◆ EXERCISE TASK
In the material below, identify each line bearing the word "that". Reproduce those lines.

◆ INFORMATION SHOWN
## START
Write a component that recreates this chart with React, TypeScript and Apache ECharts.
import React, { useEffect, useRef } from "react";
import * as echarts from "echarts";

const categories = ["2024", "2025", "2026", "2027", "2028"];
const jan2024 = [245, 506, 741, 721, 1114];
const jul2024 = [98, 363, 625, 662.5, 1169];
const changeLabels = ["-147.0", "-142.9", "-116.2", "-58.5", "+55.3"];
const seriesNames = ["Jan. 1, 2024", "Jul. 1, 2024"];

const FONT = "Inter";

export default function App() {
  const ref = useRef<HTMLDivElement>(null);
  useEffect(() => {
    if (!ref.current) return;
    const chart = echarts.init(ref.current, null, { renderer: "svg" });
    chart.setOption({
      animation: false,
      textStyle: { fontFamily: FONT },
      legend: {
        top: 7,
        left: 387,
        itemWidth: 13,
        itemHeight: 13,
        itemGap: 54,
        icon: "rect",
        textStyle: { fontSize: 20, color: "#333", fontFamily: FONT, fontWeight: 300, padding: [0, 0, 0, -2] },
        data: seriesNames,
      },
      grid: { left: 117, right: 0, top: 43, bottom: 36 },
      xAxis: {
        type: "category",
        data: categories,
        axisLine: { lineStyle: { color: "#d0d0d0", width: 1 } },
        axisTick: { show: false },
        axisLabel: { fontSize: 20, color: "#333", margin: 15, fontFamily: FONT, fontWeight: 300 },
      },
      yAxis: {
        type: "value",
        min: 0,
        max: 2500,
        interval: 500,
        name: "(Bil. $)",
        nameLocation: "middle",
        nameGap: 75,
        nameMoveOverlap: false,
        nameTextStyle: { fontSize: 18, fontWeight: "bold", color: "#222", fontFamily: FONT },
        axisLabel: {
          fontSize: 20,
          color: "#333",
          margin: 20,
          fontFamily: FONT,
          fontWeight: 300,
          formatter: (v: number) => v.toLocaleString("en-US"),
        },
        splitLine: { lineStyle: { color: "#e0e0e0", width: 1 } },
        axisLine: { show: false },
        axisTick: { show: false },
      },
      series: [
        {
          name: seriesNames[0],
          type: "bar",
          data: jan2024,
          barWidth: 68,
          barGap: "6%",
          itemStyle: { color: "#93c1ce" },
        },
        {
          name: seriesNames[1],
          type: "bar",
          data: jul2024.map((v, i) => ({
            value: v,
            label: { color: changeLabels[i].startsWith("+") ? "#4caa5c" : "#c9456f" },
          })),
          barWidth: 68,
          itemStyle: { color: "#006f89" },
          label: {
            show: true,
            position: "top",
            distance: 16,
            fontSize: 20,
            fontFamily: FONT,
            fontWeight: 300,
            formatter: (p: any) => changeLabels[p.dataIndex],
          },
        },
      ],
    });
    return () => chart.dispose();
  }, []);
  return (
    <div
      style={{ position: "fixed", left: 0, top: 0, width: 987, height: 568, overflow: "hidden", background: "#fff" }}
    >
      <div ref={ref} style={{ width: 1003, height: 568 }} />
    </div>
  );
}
## END
## START
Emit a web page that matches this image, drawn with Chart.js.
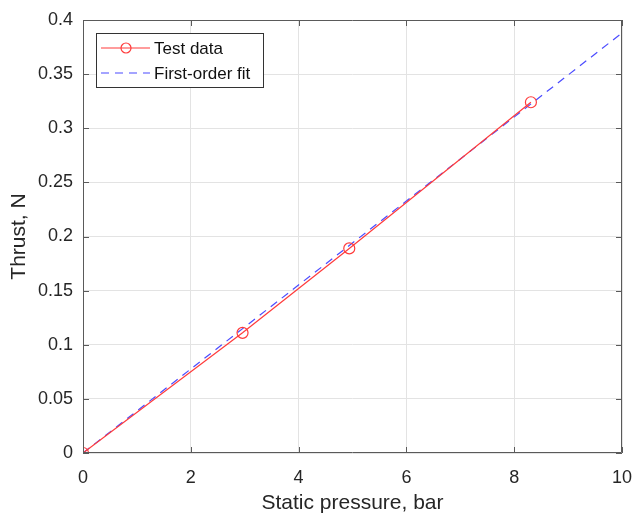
## END
## START
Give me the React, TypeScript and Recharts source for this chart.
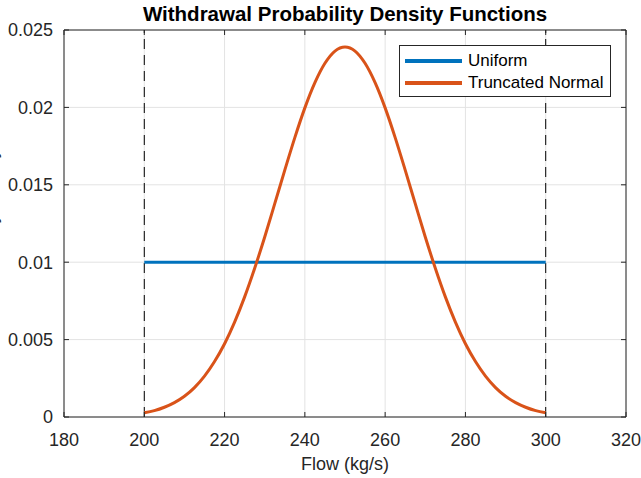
## END
◆ REPLY TO THE EXERCISE
Write a component that recreates this chart with React, TypeScript and Apache ECharts.
Emit a web page that matches this image, drawn with Chart.js.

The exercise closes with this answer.